[BEGIN Material]

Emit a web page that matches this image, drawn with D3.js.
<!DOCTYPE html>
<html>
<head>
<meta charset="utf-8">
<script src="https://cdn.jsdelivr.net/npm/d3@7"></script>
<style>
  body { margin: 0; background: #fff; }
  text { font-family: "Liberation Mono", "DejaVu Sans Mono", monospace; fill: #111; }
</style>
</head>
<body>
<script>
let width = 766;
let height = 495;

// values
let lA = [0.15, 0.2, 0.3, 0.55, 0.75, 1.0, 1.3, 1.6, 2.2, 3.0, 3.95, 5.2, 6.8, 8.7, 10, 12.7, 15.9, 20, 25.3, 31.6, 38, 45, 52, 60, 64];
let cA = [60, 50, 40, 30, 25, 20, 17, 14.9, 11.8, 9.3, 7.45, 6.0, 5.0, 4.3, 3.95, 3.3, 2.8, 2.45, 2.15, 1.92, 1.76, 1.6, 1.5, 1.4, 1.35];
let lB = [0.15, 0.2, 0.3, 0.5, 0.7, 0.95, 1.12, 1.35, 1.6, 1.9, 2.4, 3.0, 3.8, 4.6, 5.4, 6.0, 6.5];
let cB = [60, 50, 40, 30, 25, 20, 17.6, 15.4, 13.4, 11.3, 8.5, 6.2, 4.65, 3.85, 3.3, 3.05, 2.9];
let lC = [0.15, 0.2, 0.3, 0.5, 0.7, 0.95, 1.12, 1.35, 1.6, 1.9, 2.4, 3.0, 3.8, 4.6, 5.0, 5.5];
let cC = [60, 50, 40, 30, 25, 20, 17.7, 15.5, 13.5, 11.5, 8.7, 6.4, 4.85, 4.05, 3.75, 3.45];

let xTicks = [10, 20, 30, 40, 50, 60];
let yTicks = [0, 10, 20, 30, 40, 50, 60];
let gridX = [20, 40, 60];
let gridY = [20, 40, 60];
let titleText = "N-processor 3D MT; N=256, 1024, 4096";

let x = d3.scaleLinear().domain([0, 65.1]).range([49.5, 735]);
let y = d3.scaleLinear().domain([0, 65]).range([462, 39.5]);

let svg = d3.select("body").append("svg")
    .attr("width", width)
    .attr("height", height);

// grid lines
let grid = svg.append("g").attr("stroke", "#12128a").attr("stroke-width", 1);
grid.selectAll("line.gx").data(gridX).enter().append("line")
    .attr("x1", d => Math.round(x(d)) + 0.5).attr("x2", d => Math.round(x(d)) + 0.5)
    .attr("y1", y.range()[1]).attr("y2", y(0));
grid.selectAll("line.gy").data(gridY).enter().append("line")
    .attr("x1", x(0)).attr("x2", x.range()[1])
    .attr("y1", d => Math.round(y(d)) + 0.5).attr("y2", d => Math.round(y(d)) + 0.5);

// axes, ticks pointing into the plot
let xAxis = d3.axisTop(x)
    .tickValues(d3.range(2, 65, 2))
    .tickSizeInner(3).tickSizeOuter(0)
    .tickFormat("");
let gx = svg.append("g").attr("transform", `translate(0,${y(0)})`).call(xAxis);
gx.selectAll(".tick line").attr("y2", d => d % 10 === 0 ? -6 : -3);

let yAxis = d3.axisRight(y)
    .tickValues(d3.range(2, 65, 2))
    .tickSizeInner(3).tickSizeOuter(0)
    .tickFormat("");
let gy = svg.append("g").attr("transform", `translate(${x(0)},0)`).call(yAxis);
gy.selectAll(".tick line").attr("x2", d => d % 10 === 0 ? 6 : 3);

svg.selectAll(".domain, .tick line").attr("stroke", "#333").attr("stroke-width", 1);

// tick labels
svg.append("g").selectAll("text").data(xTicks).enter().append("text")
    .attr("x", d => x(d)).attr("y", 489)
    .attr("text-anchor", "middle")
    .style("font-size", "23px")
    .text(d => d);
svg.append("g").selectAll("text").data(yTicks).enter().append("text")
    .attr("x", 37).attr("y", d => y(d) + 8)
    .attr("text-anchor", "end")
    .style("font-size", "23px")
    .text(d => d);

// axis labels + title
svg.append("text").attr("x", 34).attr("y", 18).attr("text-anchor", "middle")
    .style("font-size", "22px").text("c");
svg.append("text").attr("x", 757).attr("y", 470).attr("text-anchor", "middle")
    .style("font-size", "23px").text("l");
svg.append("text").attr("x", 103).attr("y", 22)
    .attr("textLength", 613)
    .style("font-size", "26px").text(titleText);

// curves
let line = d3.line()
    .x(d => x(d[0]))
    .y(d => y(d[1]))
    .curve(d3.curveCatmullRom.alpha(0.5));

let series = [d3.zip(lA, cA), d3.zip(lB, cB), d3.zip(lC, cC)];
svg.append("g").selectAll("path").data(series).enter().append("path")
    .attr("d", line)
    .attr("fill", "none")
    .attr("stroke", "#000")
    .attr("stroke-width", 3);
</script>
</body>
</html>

[END Material]

Type the material above out again, exactly.

Emit a web page that matches this image, drawn with D3.js.
<!DOCTYPE html>
<html>
<head>
<meta charset="utf-8">
<script src="https://cdn.jsdelivr.net/npm/d3@7"></script>
<style>
  body { margin: 0; background: #fff; }
  text { font-family: "Liberation Mono", "DejaVu Sans Mono", monospace; fill: #111; }
</style>
</head>
<body>
<script>
let width = 766;
let height = 495;

// values
let lA = [0.15, 0.2, 0.3, 0.55, 0.75, 1.0, 1.3, 1.6, 2.2, 3.0, 3.95, 5.2, 6.8, 8.7, 10, 12.7, 15.9, 20, 25.3, 31.6, 38, 45, 52, 60, 64];
let cA = [60, 50, 40, 30, 25, 20, 17, 14.9, 11.8, 9.3, 7.45, 6.0, 5.0, 4.3, 3.95, 3.3, 2.8, 2.45, 2.15, 1.92, 1.76, 1.6, 1.5, 1.4, 1.35];
let lB = [0.15, 0.2, 0.3, 0.5, 0.7, 0.95, 1.12, 1.35, 1.6, 1.9, 2.4, 3.0, 3.8, 4.6, 5.4, 6.0, 6.5];
let cB = [60, 50, 40, 30, 25, 20, 17.6, 15.4, 13.4, 11.3, 8.5, 6.2, 4.65, 3.85, 3.3, 3.05, 2.9];
let lC = [0.15, 0.2, 0.3, 0.5, 0.7, 0.95, 1.12, 1.35, 1.6, 1.9, 2.4, 3.0, 3.8, 4.6, 5.0, 5.5];
let cC = [60, 50, 40, 30, 25, 20, 17.7, 15.5, 13.5, 11.5, 8.7, 6.4, 4.85, 4.05, 3.75, 3.45];

let xTicks = [10, 20, 30, 40, 50, 60];
let yTicks = [0, 10, 20, 30, 40, 50, 60];
let gridX = [20, 40, 60];
let gridY = [20, 40, 60];
let titleText = "N-processor 3D MT; N=256, 1024, 4096";

let x = d3.scaleLinear().domain([0, 65.1]).range([49.5, 735]);
let y = d3.scaleLinear().domain([0, 65]).range([462, 39.5]);

let svg = d3.select("body").append("svg")
    .attr("width", width)
    .attr("height", height);

// grid lines
let grid = svg.append("g").attr("stroke", "#12128a").attr("stroke-width", 1);
grid.selectAll("line.gx").data(gridX).enter().append("line")
    .attr("x1", d => Math.round(x(d)) + 0.5).attr("x2", d => Math.round(x(d)) + 0.5)
    .attr("y1", y.range()[1]).attr("y2", y(0));
grid.selectAll("line.gy").data(gridY).enter().append("line")
    .attr("x1", x(0)).attr("x2", x.range()[1])
    .attr("y1", d => Math.round(y(d)) + 0.5).attr("y2", d => Math.round(y(d)) + 0.5);

// axes, ticks pointing into the plot
let xAxis = d3.axisTop(x)
    .tickValues(d3.range(2, 65, 2))
    .tickSizeInner(3).tickSizeOuter(0)
    .tickFormat("");
let gx = svg.append("g").attr("transform", `translate(0,${y(0)})`).call(xAxis);
gx.selectAll(".tick line").attr("y2", d => d % 10 === 0 ? -6 : -3);

let yAxis = d3.axisRight(y)
    .tickValues(d3.range(2, 65, 2))
    .tickSizeInner(3).tickSizeOuter(0)
    .tickFormat("");
let gy = svg.append("g").attr("transform", `translate(${x(0)},0)`).call(yAxis);
gy.selectAll(".tick line").attr("x2", d => d % 10 === 0 ? 6 : 3);

svg.selectAll(".domain, .tick line").attr("stroke", "#333").attr("stroke-width", 1);

// tick labels
svg.append("g").selectAll("text").data(xTicks).enter().append("text")
    .attr("x", d => x(d)).attr("y", 489)
    .attr("text-anchor", "middle")
    .style("font-size", "23px")
    .text(d => d);
svg.append("g").selectAll("text").data(yTicks).enter().append("text")
    .attr("x", 37).attr("y", d => y(d) + 8)
    .attr("text-anchor", "end")
    .style("font-size", "23px")
    .text(d => d);

// axis labels + title
svg.append("text").attr("x", 34).attr("y", 18).attr("text-anchor", "middle")
    .style("font-size", "22px").text("c");
svg.append("text").attr("x", 757).attr("y", 470).attr("text-anchor", "middle")
    .style("font-size", "23px").text("l");
svg.append("text").attr("x", 103).attr("y", 22)
    .attr("textLength", 613)
    .style("font-size", "26px").text(titleText);

// curves
let line = d3.line()
    .x(d => x(d[0]))
    .y(d => y(d[1]))
    .curve(d3.curveCatmullRom.alpha(0.5));

let series = [d3.zip(lA, cA), d3.zip(lB, cB), d3.zip(lC, cC)];
svg.append("g").selectAll("path").data(series).enter().append("path")
    .attr("d", line)
    .attr("fill", "none")
    .attr("stroke", "#000")
    .attr("stroke-width", 3);
</script>
</body>
</html>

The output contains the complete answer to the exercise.